[START DATASET EXTRACT]
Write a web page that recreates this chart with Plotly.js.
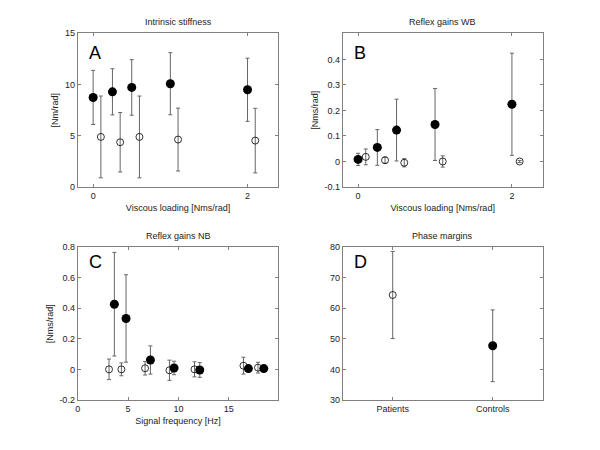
<!DOCTYPE html>
<html>
<head>
<meta charset="utf-8">
<script src="https://cdn.plot.ly/plotly-3.0.1.min.js"></script>
<style>
  html, body { margin: 0; padding: 0; background: #fff; }
  #plot { width: 600px; height: 450px; }
</style>
</head>
<body>
<div id="plot"></div>
<script>
// A: intrinsic stiffness vs viscous loading
var aLoadCtrl = [0, 0.25, 0.5, 1.0, 2.0];
var aLoadPat = [0.1, 0.35, 0.6, 1.1, 2.1];
var aCtrl = [8.74, 9.29, 9.72, 10.08, 9.49];
var aCtrlSd = [2.64, 2.25, 2.71, 3.03, 3.08];
var aPat = [4.89, 4.37, 4.89, 4.63, 4.53];
var aPatSd = [3.99, 2.9, 3.99, 3.07, 3.15];

// B: reflex gains WB
var bCtrl = [0.008, 0.055, 0.123, 0.145, 0.224];
var bCtrlSd = [0.024, 0.07, 0.121, 0.141, 0.2];
var bPat = [0.018, 0.005, -0.005, 0.0, 0.0];
var bPatSd = [0.031, 0.012, 0.016, 0.022, 0.004];

// C: reflex gains NB vs signal frequency
var cFreqCtrl = [3.64, 4.8, 7.22, 9.57, 12.12, 16.95, 18.48];
var cFreqPat = [3.11, 4.34, 6.69, 9.11, 11.6, 16.46, 17.9];
var cCtrl = [0.427, 0.334, 0.063, 0.011, -0.002, 0.007, 0.007];
var cCtrlSd = [0.338, 0.285, 0.092, 0.044, 0.048, 0.008, 0.008];
var cPat = [0.002, 0.002, 0.009, -0.004, 0.002, 0.026, 0.013];
var cPatSd = [0.067, 0.042, 0.044, 0.066, 0.049, 0.055, 0.035];

// D: phase margins
var dGroups = ['Patients', 'Controls'];
var dMean = [64.35, 47.8];
var dSd = [14.2, 11.7];

var errStyle = function (sd) {
    return {type: 'data', array: sd, visible: true, color: '#666', thickness: 1, width: 2};
};
var filled = {color: '#000', size: 9, symbol: 'circle'};
var open = {color: '#000', size: 7, symbol: 'circle-open', line: {width: 0.8, color: '#000'}};

function pts(x, y, sd, marker, xa, ya) {
    return {x: x, y: y, type: 'scatter', mode: 'markers', marker: marker,
            error_y: errStyle(sd), xaxis: xa, yaxis: ya, showlegend: false,
            cliponaxis: false};
}

var data = [
    pts(aLoadCtrl, aCtrl, aCtrlSd, filled, 'x', 'y'),
    pts(aLoadPat, aPat, aPatSd, open, 'x', 'y'),
    pts(aLoadCtrl, bCtrl, bCtrlSd, filled, 'x2', 'y2'),
    pts(aLoadPat, bPat, bPatSd, open, 'x2', 'y2'),
    pts(cFreqCtrl, cCtrl, cCtrlSd, filled, 'x3', 'y3'),
    pts(cFreqPat, cPat, cPatSd, open, 'x3', 'y3'),
    pts([dGroups[0]], [dMean[0]], [dSd[0]], open, 'x4', 'y4'),
    pts([dGroups[1]], [dMean[1]], [dSd[1]], filled, 'x4', 'y4')
];

var fontFam = 'Liberation Sans, Arial, sans-serif';
function ax(extra) {
    var base = {
        showline: true, mirror: 'ticks', linecolor: '#808080', linewidth: 1,
        ticks: 'inside', ticklen: 3, tickcolor: '#808080', tickwidth: 1,
        showgrid: false, zeroline: false,
        tickfont: {family: fontFam, size: 9, color: '#222'}
    };
    for (var k in extra) base[k] = extra[k];
    return base;
}
function ttl(t) {
    return {text: t, font: {family: fontFam, size: 9, color: '#222'}, standoff: 4};
}

var layout = {
    width: 600, height: 450,
    margin: {l: 0, r: 0, t: 0, b: 0},
    paper_bgcolor: '#fff', plot_bgcolor: '#fff',
    font: {family: fontFam, size: 9, color: '#222'},
    xaxis: ax({domain: [0.1295, 0.464], range: [-0.2, 2.4], tickvals: [0, 2],
               anchor: 'y', title: ttl('Viscous loading [Nms/rad]')}),
    yaxis: ax({domain: [0.5844, 0.926], range: [0, 15], tickvals: [0, 5, 10, 15],
               anchor: 'x', title: ttl('[Nm/rad]')}),
    xaxis2: ax({domain: [0.5712, 0.9045], range: [-0.2, 2.4], tickvals: [0, 2],
                anchor: 'y2', title: ttl('Viscous loading [Nms/rad]')}),
    yaxis2: ax({domain: [0.5844, 0.926], range: [-0.1, 0.502],
                tickvals: [-0.1, 0, 0.1, 0.2, 0.3, 0.4],
                ticktext: ['-0.1', '0', '0.1', '0.2', '0.3', '0.4'],
                anchor: 'x2', title: ttl('[Nms/rad]')}),
    xaxis3: ax({domain: [0.1295, 0.464], range: [0, 19.93], tickvals: [0, 5, 10, 15],
                anchor: 'y3', title: ttl('Signal frequency [Hz]')}),
    yaxis3: ax({domain: [0.1104, 0.4511], range: [-0.2, 0.8],
                tickvals: [-0.2, 0, 0.2, 0.4, 0.6, 0.8],
                ticktext: ['-0.2', '0', '0.2', '0.4', '0.6', '0.8'],
                anchor: 'x3', title: ttl('[Nms/rad]')}),
    xaxis4: ax({domain: [0.5712, 0.9045], type: 'category', range: [-0.5, 1.5],
                anchor: 'y4'}),
    yaxis4: ax({domain: [0.1104, 0.4511], range: [30, 80], tickvals: [30, 40, 50, 60, 70, 80],
                anchor: 'x4'}),
    annotations: []
};

var panels = [
    {x: 'x', y: 'y', title: 'Intrinsic stiffness', letter: 'A', ly: 0.87},
    {x: 'x2', y: 'y2', title: 'Reflex gains WB', letter: 'B', ly: 0.87},
    {x: 'x3', y: 'y3', title: 'Reflex gains NB', letter: 'C', ly: 0.9},
    {x: 'x4', y: 'y4', title: 'Phase margins', letter: 'D', ly: 0.9}
];
panels.forEach(function (p) {
    layout.annotations.push({
        xref: p.x + ' domain', yref: p.y + ' domain', x: 0.5, y: 1,
        yshift: 4, xanchor: 'center', yanchor: 'bottom', showarrow: false,
        text: p.title, font: {family: fontFam, size: 9, color: '#222'}
    });
    layout.annotations.push({
        xref: p.x + ' domain', yref: p.y + ' domain', x: 0.045, y: p.ly,
        xanchor: 'left', yanchor: 'middle', showarrow: false,
        text: p.letter, font: {family: fontFam, size: 18, color: '#000'}
    });
});

Plotly.newPlot('plot', data, layout, {displayModeBar: false, responsive: false});
</script>
</body>
</html>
[END DATASET EXTRACT]
● **GOAL**
Begin at the top of the material above and output each line exactly, stopping after the line that holds "var dSd = [14.2, 11.7];". Leave out pictures.

● **SOLUTION TO THIS PROBLEM**
Write a web page that recreates this chart with Plotly.js.
<!DOCTYPE html>
<html>
<head>
<meta charset="utf-8">
<script src="https://cdn.plot.ly/plotly-3.0.1.min.js"></script>
<style>
  html, body { margin: 0; padding: 0; background: #fff; }
  #plot { width: 600px; height: 450px; }
</style>
</head>
<body>
<div id="plot"></div>
<script>
// A: intrinsic stiffness vs viscous loading
var aLoadCtrl = [0, 0.25, 0.5, 1.0, 2.0];
var aLoadPat = [0.1, 0.35, 0.6, 1.1, 2.1];
var aCtrl = [8.74, 9.29, 9.72, 10.08, 9.49];
var aCtrlSd = [2.64, 2.25, 2.71, 3.03, 3.08];
var aPat = [4.89, 4.37, 4.89, 4.63, 4.53];
var aPatSd = [3.99, 2.9, 3.99, 3.07, 3.15];

// B: reflex gains WB
var bCtrl = [0.008, 0.055, 0.123, 0.145, 0.224];
var bCtrlSd = [0.024, 0.07, 0.121, 0.141, 0.2];
var bPat = [0.018, 0.005, -0.005, 0.0, 0.0];
var bPatSd = [0.031, 0.012, 0.016, 0.022, 0.004];

// C: reflex gains NB vs signal frequency
var cFreqCtrl = [3.64, 4.8, 7.22, 9.57, 12.12, 16.95, 18.48];
var cFreqPat = [3.11, 4.34, 6.69, 9.11, 11.6, 16.46, 17.9];
var cCtrl = [0.427, 0.334, 0.063, 0.011, -0.002, 0.007, 0.007];
var cCtrlSd = [0.338, 0.285, 0.092, 0.044, 0.048, 0.008, 0.008];
var cPat = [0.002, 0.002, 0.009, -0.004, 0.002, 0.026, 0.013];
var cPatSd = [0.067, 0.042, 0.044, 0.066, 0.049, 0.055, 0.035];

// D: phase margins
var dGroups = ['Patients', 'Controls'];
var dMean = [64.35, 47.8];
var dSd = [14.2, 11.7];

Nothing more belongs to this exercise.